Cette enseigne nous dit tant de choses. Elle rappelle que la famille Djilani a une longue tradition dans le textile, des ateliers et des magasins disséminés dans la ville. Elle évoque ces petites touches de modernité qui se sont subrepticement installées dans les rues de la médina. Car, cette enseigne, il faut l’imaginer avec des lumières clignotantes et les yeux ébahis ou réprobateurs de nos aînés.
À vrai dire, je ne cesse de revenir vers cette enseigne et tant d’autres encore. À leur manière, elles écrivent en lettres de lumière ou en calligraphie arabe, le quotidien des tailleurs de la médina de Tunis.
À propos, saviez-vous que souk Ettrok était au dix-huitième siècle, le point de ralliement des tailleurs turcs ? De fait, tout ce quartier haut de la ville, non loin de la Kasbah, fut commandé spirituellement par la mosquée Youssef Dey et militairement par la grande caserne où est aujourd’hui établi l’hôpital Aziza Othmana. Les tailleurs y avaient élu domicile à la confluence de souk Ellafa, souk El Kmach et autres hauts-lieux de la tradition tisserande.

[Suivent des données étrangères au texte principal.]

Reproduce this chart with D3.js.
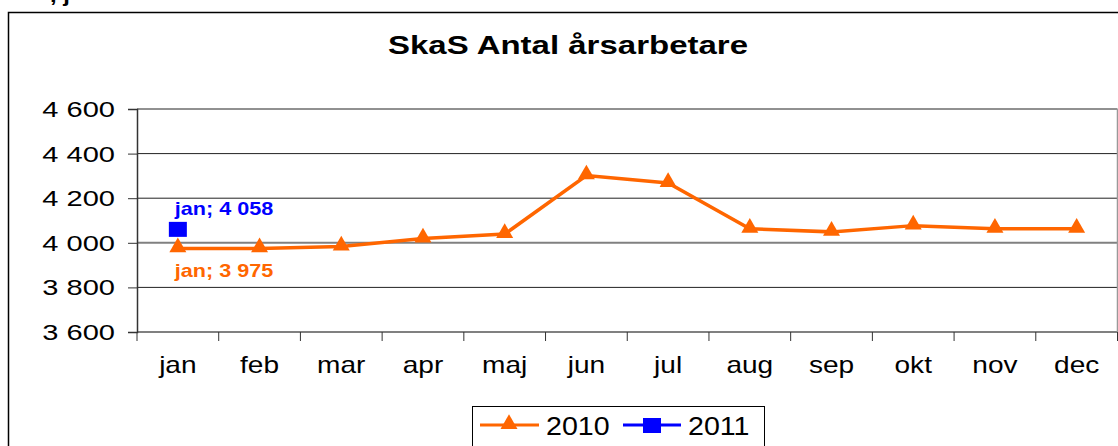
<!DOCTYPE html>
<html>
<head>
<meta charset="utf-8">
<script src="https://cdn.jsdelivr.net/npm/d3@7"></script>
<style>
  body { margin: 0; background: #fff; }
  svg { display: block; font-family: "Liberation Sans", Arial, sans-serif; }
</style>
</head>
<body>
<svg id="chart" width="1118" height="446"></svg>
<script>
const months = ["jan", "feb", "mar", "apr", "maj", "jun", "jul", "aug", "sep", "okt", "nov", "dec"];
const values2010 = [3975, 3975, 3983, 4019, 4039, 4302, 4268, 4063, 4049, 4077, 4063, 4063];
const values2011 = [4058];
const yTicks = [3600, 3800, 4000, 4200, 4400, 4600];

const orange = "#FF6600";
const blue = "#0000FF";
const fmt = d => d3.format(",")(d).replace(",", " ");

const svg = d3.select("#chart");

// text in the picture is stretched sideways, so scale it in x around its anchor
function wideText(parent, x, y, str, size, sx, anchor) {
    return parent.append("text")
        .attr("transform", `translate(${x},${y}) scale(${sx},1)`)
        .attr("text-anchor", anchor || "start")
        .attr("font-size", size)
        .text(str);
}

// chart frame
svg.append("rect").attr("x", 8.5).attr("y", 12.5).attr("width", 1130).attr("height", 460)
    .attr("fill", "#fff").attr("stroke", "#000").attr("stroke-width", 1.5);

// cut-off text from above the chart
wideText(svg, 50, 2, ", j", 20, 1.2).attr("font-weight", "bold");

wideText(svg, 568, 54, "SkaS Antal årsarbetare", 25, 1.32, "middle").attr("font-weight", "bold");

const plotLeft = 137, plotRight = 1117.5, plotTop = 109, plotBottom = 332;

const x = d3.scaleBand().domain(months).range([plotLeft, plotRight]);
const y = d3.scaleLinear().domain([3600, 4600]).range([plotBottom, plotTop]);

// gridlines
svg.append("g").selectAll("line").data(yTicks).join("line")
    .attr("x1", plotLeft).attr("x2", plotRight)
    .attr("y1", d => y(d)).attr("y2", d => y(d))
    .attr("stroke", d => (d === 4000 || d === 3600) ? "#808080" : "#222")
    .attr("stroke-width", d => (d === 4000 || d === 3600) ? 2 : 1);

// plot right edge
svg.append("line").attr("x1", plotRight).attr("x2", plotRight).attr("y1", plotTop).attr("y2", plotBottom)
    .attr("stroke", "#999").attr("stroke-width", 1.5);

// y axis
const yAxis = svg.append("g").attr("transform", `translate(${plotLeft},0)`)
    .call(d3.axisLeft(y).tickValues(yTicks).tickSize(9).tickFormat(""));
yAxis.select(".domain").attr("stroke", "#333").attr("stroke-width", 1.5);
yAxis.selectAll(".tick line").attr("stroke", "#333");
const yLabels = svg.append("g");
yTicks.forEach(t => wideText(yLabels, 115, y(t) + 8, fmt(t), 22, 1.32, "end"));

// x axis ticks at band boundaries
const bounds = months.map(m => x(m)).concat([plotRight]);
svg.append("g").selectAll("line").data(bounds).join("line")
    .attr("x1", d => d).attr("x2", d => d).attr("y1", plotBottom).attr("y2", plotBottom + 9)
    .attr("stroke", "#333").attr("stroke-width", 1);
const xLabels = svg.append("g");
months.forEach(m => wideText(xLabels, x(m) + x.bandwidth() / 2, 373, m, 23, 1.22, "middle"));

const cx = (d, i) => x(months[i]) + x.bandwidth() / 2;

// 2010 line
svg.append("path").datum(values2010)
    .attr("fill", "none").attr("stroke", orange).attr("stroke-width", 3.5)
    .attr("d", d3.line().x(cx).y(d => y(d)));

const tri = d3.symbol().type(d3.symbolTriangle).size(125);
svg.append("g").selectAll("path").data(values2010).join("path")
    .attr("d", tri)
    .attr("transform", (d, i) => `translate(${cx(d, i)},${y(d) - 1})`)
    .attr("fill", orange);

// 2011 marker
svg.append("g").selectAll("rect").data(values2011).join("rect")
    .attr("x", (d, i) => cx(d, i) - 9).attr("y", d => y(d) - 8)
    .attr("width", 18).attr("height", 15).attr("fill", blue);

// data labels
wideText(svg, cx(0, 0) - 3, 215, `jan; ${fmt(values2011[0])}`, 18, 1.2)
    .attr("font-weight", "bold").attr("fill", blue);
wideText(svg, cx(0, 0) - 3, 277, `jan; ${fmt(values2010[0])}`, 18, 1.2)
    .attr("font-weight", "bold").attr("fill", orange);

// legend
const lg = svg.append("g");
lg.append("rect").attr("x", 472.5).attr("y", 406.5).attr("width", 292).attr("height", 50)
    .attr("fill", "#fff").attr("stroke", "#000").attr("stroke-width", 1);
lg.append("line").attr("x1", 480).attr("x2", 539).attr("y1", 425).attr("y2", 425)
    .attr("stroke", orange).attr("stroke-width", 3);
lg.append("path").attr("d", tri).attr("transform", "translate(509,424)").attr("fill", orange);
wideText(lg, 546, 435, "2010", 26, 1.1);
lg.append("line").attr("x1", 623).attr("x2", 681).attr("y1", 425).attr("y2", 425)
    .attr("stroke", blue).attr("stroke-width", 3);
lg.append("rect").attr("x", 643).attr("y", 418).attr("width", 18).attr("height", 15).attr("fill", blue);
wideText(lg, 688, 435, "2011", 26, 1.1);
</script>
</body>
</html>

Tous ces souks, je les ai remontés avec des amis qui ont soif de découvrir les mémoires textiles. Pour le premier parcours sous le signe du fil à suivre et des signes à retrouver, nous étions une quinzaine à arpenter les rues et saisir des impressions et des images.
Départ de Tunis Central avec pour première étape, un hommage du cœur au grand Habib Zbouna dont le magasin se trouve désormais au Palais arabe qui retrouve ainsi des couleurs rutilantes.

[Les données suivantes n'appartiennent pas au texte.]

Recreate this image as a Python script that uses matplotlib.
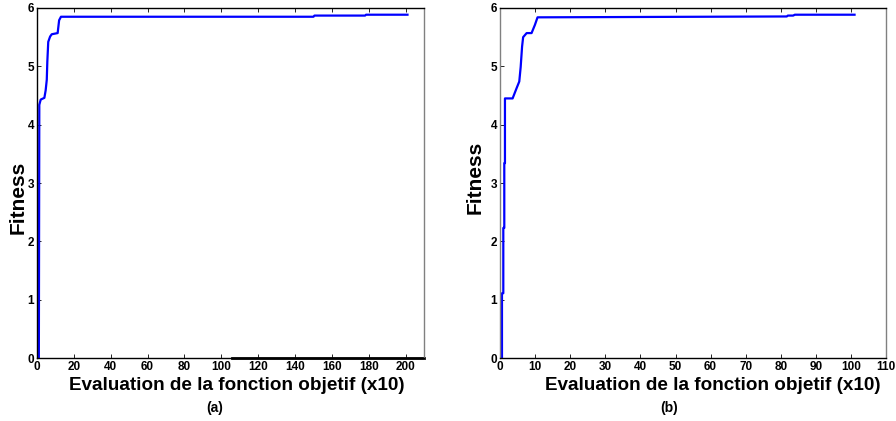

Enseigne de l’atelier Philippe Cordaro
Nos pas nous mèneront ensuite jusqu’aux magasins Ben Mlouka, non loin de la zaouia de Sidi Mahrez. Les Ben Mlouka dont le nom rime avec tissus et étoffes, ont lancé leur commerce dès 1910 comme le souligne une inscription sur l’enseigne de leur boutique historique. Après une ziara au saint patron de la ville de Tunis, cap sur les souks entre chechias, jebbas et burnous. Entre temps, notre groupe a pris le temps d’une photo-souvenir à la medersa Bir Lahjar.
Ce que je retiens de cette journée de déambulation dans la ville, c’est aussi une simple enseigne oubliée. Au temps de sa splendeur, Léo se conjuguait avec le chic mais aujourd’hui, seul un rideau baissé et une enseigne fanée ont subsisté. Qui était ce couturier de la rue de Grèce ? Quels furent ses rêves et ses passions ? Comment jouait-il avec les textures, les dés à coudre et les aiguilles ?
Tant de mystères dans la ville alors que je suis à la recherche de fragments de tissu et de souvenirs de couturiers.